Provided records:
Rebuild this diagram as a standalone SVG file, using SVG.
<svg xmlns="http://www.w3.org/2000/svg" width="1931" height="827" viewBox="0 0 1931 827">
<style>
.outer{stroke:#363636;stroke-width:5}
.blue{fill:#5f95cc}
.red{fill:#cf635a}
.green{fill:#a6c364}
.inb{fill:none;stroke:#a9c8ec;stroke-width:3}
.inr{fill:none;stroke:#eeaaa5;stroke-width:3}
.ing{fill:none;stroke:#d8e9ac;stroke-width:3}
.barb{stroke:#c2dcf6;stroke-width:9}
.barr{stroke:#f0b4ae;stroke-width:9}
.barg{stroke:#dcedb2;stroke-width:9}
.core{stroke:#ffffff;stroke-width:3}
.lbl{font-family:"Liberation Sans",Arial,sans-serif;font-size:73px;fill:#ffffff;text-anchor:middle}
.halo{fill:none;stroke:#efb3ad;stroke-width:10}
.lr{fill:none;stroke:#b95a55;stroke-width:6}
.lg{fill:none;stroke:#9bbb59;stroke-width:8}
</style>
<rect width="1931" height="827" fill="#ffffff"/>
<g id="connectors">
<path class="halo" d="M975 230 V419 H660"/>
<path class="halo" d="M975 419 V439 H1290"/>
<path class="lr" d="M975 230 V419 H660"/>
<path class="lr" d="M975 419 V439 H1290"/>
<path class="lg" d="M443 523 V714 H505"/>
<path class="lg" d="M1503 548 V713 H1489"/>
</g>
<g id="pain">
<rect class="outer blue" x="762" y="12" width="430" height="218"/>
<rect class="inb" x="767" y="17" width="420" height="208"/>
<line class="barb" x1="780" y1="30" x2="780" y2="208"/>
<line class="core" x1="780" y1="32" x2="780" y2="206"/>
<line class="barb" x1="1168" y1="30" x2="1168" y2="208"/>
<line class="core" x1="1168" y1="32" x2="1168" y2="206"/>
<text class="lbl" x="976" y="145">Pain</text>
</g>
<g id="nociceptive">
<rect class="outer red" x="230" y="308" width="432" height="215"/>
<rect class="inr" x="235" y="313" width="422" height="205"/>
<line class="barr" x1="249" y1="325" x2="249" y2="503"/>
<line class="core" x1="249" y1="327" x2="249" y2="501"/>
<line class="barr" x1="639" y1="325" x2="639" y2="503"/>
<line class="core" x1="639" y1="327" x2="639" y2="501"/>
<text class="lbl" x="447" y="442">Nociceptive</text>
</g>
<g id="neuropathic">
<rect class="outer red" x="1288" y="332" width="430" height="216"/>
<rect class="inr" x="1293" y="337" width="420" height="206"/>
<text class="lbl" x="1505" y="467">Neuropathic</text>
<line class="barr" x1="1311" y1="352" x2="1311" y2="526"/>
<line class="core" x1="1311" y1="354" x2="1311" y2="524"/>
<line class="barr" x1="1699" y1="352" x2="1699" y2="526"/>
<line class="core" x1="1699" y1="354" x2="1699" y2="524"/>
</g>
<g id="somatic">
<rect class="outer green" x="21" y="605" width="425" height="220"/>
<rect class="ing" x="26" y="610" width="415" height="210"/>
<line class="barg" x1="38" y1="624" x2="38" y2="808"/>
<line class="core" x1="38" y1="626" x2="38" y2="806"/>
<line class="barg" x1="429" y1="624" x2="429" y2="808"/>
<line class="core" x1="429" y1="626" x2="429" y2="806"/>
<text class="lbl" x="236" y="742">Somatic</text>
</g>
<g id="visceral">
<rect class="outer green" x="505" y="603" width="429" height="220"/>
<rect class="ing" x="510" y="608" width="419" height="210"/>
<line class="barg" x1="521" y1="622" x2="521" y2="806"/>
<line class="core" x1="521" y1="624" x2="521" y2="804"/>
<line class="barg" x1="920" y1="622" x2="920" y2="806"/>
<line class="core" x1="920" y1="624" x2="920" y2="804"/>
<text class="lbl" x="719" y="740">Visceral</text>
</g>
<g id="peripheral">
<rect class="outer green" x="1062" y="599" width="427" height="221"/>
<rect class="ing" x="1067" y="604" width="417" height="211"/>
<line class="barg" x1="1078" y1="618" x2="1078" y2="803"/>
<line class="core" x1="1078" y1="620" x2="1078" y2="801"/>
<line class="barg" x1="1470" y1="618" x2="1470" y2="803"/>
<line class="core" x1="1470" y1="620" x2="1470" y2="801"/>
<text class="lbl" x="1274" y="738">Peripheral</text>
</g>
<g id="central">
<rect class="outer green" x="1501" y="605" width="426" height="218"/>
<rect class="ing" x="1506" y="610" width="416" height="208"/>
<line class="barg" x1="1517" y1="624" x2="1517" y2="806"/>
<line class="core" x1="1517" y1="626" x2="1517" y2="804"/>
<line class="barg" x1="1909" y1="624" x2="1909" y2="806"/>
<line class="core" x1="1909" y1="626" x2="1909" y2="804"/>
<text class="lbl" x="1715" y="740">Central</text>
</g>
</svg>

==

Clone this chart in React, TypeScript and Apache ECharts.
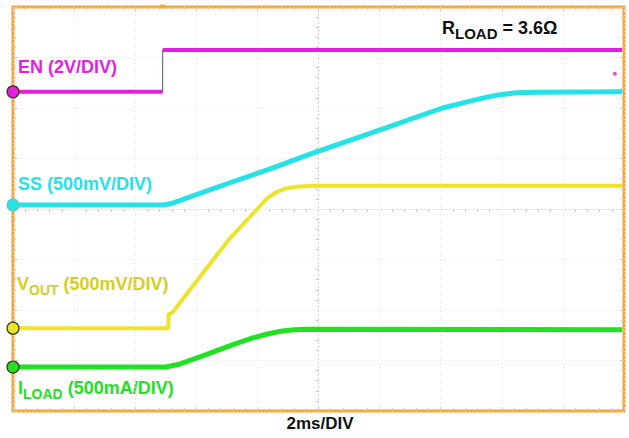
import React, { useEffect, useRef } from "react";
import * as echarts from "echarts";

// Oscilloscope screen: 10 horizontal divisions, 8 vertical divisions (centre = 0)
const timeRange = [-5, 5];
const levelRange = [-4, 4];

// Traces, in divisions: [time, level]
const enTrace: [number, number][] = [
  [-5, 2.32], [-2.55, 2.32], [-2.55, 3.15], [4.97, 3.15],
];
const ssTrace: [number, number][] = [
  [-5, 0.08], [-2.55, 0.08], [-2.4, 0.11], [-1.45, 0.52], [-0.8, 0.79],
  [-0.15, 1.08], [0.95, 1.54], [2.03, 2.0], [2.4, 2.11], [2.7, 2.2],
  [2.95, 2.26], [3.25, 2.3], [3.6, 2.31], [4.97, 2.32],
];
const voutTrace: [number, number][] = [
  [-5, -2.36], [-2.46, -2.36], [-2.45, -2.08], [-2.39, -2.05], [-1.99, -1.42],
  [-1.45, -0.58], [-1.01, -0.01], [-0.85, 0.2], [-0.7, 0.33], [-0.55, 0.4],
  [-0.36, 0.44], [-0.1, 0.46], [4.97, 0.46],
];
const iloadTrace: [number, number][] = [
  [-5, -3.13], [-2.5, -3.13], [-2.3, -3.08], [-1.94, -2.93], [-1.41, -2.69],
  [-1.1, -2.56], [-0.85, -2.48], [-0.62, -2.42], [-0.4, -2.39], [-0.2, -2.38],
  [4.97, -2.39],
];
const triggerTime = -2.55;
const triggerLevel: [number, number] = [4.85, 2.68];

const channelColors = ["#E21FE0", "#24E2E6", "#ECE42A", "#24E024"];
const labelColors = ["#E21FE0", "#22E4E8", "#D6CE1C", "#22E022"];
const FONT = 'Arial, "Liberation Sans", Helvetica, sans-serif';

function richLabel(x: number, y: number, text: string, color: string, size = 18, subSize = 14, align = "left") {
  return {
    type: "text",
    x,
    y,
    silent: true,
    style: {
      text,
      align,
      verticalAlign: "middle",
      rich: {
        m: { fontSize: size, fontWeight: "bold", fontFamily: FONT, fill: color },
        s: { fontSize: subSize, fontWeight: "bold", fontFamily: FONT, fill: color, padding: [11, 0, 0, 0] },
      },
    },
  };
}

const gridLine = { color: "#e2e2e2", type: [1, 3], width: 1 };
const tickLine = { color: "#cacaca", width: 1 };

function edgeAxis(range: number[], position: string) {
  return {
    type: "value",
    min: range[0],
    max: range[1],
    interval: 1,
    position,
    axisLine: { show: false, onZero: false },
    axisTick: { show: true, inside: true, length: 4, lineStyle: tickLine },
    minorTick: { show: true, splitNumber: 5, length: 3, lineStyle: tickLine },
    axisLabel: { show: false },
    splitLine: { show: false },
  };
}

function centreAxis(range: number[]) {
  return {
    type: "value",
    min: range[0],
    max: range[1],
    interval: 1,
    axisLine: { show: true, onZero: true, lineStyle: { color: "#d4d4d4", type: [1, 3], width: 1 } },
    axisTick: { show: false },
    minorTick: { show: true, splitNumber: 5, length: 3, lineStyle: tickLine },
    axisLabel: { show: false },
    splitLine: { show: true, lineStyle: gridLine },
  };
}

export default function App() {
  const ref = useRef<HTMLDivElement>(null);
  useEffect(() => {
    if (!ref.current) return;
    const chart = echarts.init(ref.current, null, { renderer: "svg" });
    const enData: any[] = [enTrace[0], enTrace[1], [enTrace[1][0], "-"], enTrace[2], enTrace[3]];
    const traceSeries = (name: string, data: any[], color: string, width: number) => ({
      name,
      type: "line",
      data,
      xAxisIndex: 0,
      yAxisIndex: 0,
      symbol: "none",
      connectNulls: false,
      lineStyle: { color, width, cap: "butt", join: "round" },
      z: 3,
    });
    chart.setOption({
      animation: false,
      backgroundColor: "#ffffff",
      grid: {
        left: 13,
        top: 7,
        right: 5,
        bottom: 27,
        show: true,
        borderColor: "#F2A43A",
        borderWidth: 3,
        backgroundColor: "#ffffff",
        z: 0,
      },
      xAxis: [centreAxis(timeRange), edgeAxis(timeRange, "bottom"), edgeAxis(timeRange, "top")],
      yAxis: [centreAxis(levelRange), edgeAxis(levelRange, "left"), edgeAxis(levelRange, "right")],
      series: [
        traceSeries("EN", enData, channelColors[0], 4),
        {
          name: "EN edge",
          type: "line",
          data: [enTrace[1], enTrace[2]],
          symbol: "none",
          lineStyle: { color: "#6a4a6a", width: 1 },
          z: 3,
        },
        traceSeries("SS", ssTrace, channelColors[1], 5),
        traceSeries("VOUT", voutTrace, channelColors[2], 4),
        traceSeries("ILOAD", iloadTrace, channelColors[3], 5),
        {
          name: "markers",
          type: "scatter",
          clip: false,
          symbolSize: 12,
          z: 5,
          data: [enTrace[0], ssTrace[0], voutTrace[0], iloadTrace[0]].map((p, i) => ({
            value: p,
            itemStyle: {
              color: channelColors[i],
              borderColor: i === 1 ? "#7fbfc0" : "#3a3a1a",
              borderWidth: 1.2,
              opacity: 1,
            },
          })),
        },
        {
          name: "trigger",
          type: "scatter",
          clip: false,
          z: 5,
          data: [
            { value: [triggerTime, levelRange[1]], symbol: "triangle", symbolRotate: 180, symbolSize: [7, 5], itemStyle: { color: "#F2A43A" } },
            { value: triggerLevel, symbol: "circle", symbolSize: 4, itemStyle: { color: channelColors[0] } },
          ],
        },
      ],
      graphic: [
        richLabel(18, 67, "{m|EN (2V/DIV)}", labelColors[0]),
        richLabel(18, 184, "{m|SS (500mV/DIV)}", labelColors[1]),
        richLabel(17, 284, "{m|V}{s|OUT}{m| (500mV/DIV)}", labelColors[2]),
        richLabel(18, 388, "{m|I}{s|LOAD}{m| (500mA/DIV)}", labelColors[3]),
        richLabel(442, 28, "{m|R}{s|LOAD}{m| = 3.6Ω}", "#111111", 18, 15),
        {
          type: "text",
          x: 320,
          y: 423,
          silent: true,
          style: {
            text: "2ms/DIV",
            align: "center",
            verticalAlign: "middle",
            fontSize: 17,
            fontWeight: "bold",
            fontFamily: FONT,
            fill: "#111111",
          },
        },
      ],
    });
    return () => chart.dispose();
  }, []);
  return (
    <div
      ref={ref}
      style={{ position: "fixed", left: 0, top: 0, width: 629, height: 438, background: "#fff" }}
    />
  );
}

What to produce:
Retype, word for word, only the lines from the one containing "Clone this chart" through the one containing "const levelRange = [-4, 4];", both included, and leave out any pictures.

Written reply:
Clone this chart in React, TypeScript and Apache ECharts.
import React, { useEffect, useRef } from "react";
import * as echarts from "echarts";

// Oscilloscope screen: 10 horizontal divisions, 8 vertical divisions (centre = 0)
const timeRange = [-5, 5];
const levelRange = [-4, 4];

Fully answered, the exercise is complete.